Friday, the chip narrative is shifting. South Korea’s Kospi closed down another 5.54% overnight, with Samsung Electronics down 6.40% and SK Hynix down 9.92%. This is the second major selloff in Korea this week after Tuesday’s 10% plunge that triggered a circuit breaker. MU is down around 5% in premarket.

The new development is that South Korea’s labor minister urged the country’s biggest tech companies to distribute more of the gains from the AI semiconductor boom with workers and suppliers, saying record profits risk worsening income inequality. That is a margin pressure story for the Korean chip giants that did not exist 24 hours ago.

If the Korean government forces wage and supplier redistributions out of the chip company profit pools, the pricing power story shifts. The market is reading this as the first crack in the cartel pricing power that the MU report seemed to validate.

The other issue facing chips is the threat of diversification. There is already talk that Apple (AAPL) is considering new suppliers in China to reduce its dependence on Korean and U.S. memory makers. The hyperscalers are likely considering similar moves.

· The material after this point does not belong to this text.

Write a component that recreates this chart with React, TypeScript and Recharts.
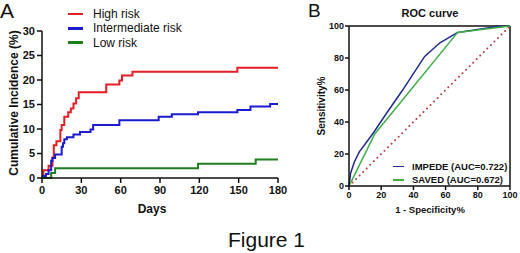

The supply timeline of 2027 and 2028 that I wrote about on Thursday assumed the buyers had no alternatives. Once the largest hyperscalers and the largest consumer device maker start qualifying alternative suppliers, the negotiating dynamic changes even before any actual diversification happens. The threat alone is enough to pressure margins.

A Morningstar analyst warned this morning that the current AI-driven memory boom could eventually give way to a supply glut and a sharp revenue decline. Retail traders remain overwhelmingly bullish, with most Stocktwits voters expecting MU to top $1,500 within a year. The divergence between professional caution and retail enthusiasm is the kind of setup that usually resolves with retail being wrong.

My Strategy

My defensive posture remains in place. My cash levels are around 45%. I’m heavily weighted in biotechnology, which has been the rotation winner, but the group is starting to look short-term overbought and may need some consolidation. I am taking partial profits in the names that have run hard rather than riding full positions through whatever Monday brings.

The May Personal Consumption Expenditures report, released Thursday, came in hotter than expected, reinforcing the inflation issue that drove Fed Chair Warsh’s hawkish first meeting. The Fed has more reason to lean hawkish at the next meeting, not less.

This is a market where themes are shifting in days rather than weeks. The Micron pricing power thesis that drove Thursday’s rally is already being challenged 24 hours later. The right approach is to stay flexible, take profits when names run hard, hold cash for opportunities, and let the action confirm the direction before committing capital. The market favors patience and position management over directional bets in an environment that is repricing within sessions.

I’m heading into the weekend with high cash levels and reduced position sizes in the names that ran hard. The Russell rebalance creates noise Friday and the unwind creates more noise next week. Stay in position to act on the next clear catalyst and trend rather than chasing the current action.

At the time of publication, Rev Shark had no positions in any securities mentioned.